__TO DO__
Copy exactly the lines that run from the top of the listing to the line containing "const hLevels = [spLevel", both ends included, and omit the pictures.
:: EXERCISE MATERIALS ::
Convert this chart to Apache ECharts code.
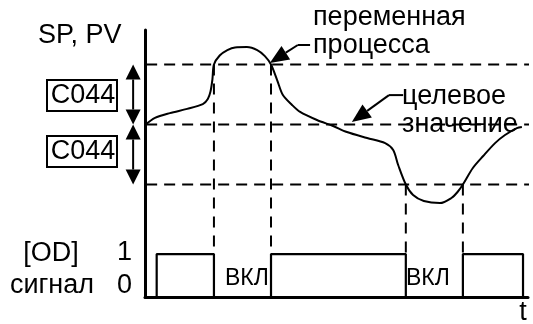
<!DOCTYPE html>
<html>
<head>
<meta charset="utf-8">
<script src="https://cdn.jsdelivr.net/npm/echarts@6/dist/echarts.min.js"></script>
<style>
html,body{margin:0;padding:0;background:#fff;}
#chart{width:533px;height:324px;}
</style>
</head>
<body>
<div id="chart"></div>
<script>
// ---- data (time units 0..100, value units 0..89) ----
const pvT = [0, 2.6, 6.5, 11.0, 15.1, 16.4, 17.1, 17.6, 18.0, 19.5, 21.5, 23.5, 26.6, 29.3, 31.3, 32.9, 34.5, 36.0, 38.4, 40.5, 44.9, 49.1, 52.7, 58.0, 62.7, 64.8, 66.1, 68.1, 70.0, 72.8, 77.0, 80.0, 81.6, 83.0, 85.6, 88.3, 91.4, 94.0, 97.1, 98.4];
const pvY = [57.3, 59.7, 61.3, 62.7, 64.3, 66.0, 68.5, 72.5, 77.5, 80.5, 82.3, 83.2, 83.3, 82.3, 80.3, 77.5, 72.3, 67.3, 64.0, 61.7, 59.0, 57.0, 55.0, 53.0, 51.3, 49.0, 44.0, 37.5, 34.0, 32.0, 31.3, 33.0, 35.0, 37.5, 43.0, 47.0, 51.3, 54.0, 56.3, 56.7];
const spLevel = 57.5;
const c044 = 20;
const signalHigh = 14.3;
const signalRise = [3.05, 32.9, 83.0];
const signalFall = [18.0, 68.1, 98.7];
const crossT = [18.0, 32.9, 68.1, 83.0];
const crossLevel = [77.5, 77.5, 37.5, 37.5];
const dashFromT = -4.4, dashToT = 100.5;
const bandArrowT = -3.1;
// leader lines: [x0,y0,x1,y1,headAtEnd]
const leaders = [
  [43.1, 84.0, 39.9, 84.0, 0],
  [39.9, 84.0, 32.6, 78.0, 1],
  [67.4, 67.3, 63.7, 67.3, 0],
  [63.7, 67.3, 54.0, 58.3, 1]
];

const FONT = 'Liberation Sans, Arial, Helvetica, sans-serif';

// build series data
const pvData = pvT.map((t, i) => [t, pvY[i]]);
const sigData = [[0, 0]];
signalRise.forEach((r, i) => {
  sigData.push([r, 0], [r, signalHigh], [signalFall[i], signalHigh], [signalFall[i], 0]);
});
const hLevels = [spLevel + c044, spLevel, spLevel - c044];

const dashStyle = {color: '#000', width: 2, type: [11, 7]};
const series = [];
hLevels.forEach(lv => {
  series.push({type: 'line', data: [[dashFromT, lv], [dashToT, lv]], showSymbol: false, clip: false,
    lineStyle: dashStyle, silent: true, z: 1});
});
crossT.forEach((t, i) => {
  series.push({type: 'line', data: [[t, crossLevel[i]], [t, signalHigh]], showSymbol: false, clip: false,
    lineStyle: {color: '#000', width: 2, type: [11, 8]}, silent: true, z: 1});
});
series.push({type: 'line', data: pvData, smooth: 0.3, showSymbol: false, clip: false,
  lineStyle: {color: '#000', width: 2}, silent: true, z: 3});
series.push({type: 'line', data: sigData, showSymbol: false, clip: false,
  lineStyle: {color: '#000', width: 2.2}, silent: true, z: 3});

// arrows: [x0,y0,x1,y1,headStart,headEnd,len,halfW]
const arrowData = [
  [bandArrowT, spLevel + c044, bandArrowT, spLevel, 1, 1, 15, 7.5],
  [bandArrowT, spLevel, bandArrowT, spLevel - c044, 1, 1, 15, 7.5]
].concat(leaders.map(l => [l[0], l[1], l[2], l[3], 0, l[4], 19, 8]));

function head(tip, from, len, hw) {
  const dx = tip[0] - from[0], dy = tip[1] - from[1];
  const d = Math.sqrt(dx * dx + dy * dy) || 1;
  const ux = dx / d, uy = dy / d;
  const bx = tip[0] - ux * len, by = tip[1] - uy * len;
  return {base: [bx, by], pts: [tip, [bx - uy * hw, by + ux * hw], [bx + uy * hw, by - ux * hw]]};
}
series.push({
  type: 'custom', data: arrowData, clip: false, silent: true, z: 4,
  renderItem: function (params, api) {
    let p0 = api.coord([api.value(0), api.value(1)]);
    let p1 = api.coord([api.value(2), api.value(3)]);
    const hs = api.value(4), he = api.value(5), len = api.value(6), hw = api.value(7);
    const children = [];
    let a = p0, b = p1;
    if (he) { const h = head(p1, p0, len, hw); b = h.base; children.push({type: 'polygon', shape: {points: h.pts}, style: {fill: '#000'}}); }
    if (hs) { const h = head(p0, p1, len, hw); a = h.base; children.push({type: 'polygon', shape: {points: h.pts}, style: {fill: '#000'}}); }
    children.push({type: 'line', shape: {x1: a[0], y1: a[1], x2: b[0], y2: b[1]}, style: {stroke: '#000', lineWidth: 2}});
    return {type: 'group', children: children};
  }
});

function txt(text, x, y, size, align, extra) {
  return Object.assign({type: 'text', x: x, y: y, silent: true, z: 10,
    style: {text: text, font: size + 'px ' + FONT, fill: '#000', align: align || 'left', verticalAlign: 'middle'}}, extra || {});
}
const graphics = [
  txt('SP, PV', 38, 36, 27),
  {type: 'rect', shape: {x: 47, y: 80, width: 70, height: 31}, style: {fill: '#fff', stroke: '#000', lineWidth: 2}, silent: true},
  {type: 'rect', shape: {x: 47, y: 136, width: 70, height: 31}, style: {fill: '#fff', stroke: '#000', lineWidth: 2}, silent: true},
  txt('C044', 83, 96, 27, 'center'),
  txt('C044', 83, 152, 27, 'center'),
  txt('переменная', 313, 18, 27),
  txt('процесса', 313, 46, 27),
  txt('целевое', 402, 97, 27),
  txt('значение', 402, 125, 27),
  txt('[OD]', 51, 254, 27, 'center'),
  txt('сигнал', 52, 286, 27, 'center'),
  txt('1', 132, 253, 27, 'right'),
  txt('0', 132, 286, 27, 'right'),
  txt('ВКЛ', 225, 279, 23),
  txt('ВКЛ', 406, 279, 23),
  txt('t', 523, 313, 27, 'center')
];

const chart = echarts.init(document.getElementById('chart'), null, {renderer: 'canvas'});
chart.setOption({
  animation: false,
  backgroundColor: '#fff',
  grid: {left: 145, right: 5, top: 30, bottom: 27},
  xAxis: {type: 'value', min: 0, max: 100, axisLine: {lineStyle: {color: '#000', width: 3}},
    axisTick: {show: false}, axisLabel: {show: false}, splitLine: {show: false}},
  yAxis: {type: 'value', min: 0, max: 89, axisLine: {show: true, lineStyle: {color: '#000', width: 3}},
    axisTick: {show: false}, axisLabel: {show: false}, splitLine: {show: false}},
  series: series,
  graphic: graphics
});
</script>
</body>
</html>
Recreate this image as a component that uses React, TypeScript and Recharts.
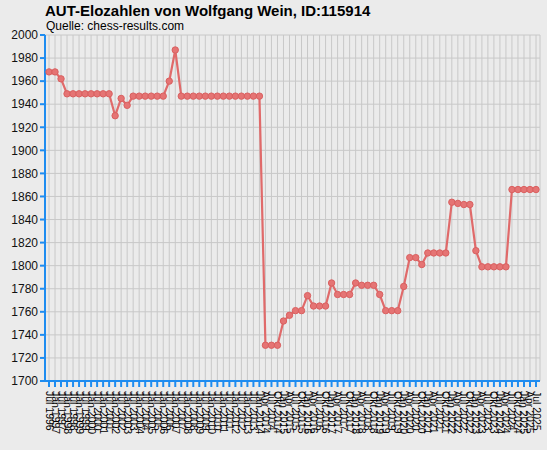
:::
__EXERCISE RESULT__
Convert this chart to Apache ECharts code.
<!DOCTYPE html>
<html>
<head>
<meta charset="utf-8">
<script src="https://cdn.jsdelivr.net/npm/echarts@6/dist/echarts.min.js"></script>
<style>
html,body{margin:0;padding:0;background:#fff;}
#chart{width:533px;height:324px;}
</style>
</head>
<body>
<div id="chart"></div>
<script>
// ---- data (time units 0..100, value units 0..89) ----
const pvT = [0, 2.6, 6.5, 11.0, 15.1, 16.4, 17.1, 17.6, 18.0, 19.5, 21.5, 23.5, 26.6, 29.3, 31.3, 32.9, 34.5, 36.0, 38.4, 40.5, 44.9, 49.1, 52.7, 58.0, 62.7, 64.8, 66.1, 68.1, 70.0, 72.8, 77.0, 80.0, 81.6, 83.0, 85.6, 88.3, 91.4, 94.0, 97.1, 98.4];
const pvY = [57.3, 59.7, 61.3, 62.7, 64.3, 66.0, 68.5, 72.5, 77.5, 80.5, 82.3, 83.2, 83.3, 82.3, 80.3, 77.5, 72.3, 67.3, 64.0, 61.7, 59.0, 57.0, 55.0, 53.0, 51.3, 49.0, 44.0, 37.5, 34.0, 32.0, 31.3, 33.0, 35.0, 37.5, 43.0, 47.0, 51.3, 54.0, 56.3, 56.7];
const spLevel = 57.5;
const c044 = 20;
const signalHigh = 14.3;
const signalRise = [3.05, 32.9, 83.0];
const signalFall = [18.0, 68.1, 98.7];
const crossT = [18.0, 32.9, 68.1, 83.0];
const crossLevel = [77.5, 77.5, 37.5, 37.5];
const dashFromT = -4.4, dashToT = 100.5;
const bandArrowT = -3.1;
// leader lines: [x0,y0,x1,y1,headAtEnd]
const leaders = [
  [43.1, 84.0, 39.9, 84.0, 0],
  [39.9, 84.0, 32.6, 78.0, 1],
  [67.4, 67.3, 63.7, 67.3, 0],
  [63.7, 67.3, 54.0, 58.3, 1]
];

const FONT = 'Liberation Sans, Arial, Helvetica, sans-serif';

// build series data
const pvData = pvT.map((t, i) => [t, pvY[i]]);
const sigData = [[0, 0]];
signalRise.forEach((r, i) => {
  sigData.push([r, 0], [r, signalHigh], [signalFall[i], signalHigh], [signalFall[i], 0]);
});
const hLevels = [spLevel + c044, spLevel, spLevel - c044];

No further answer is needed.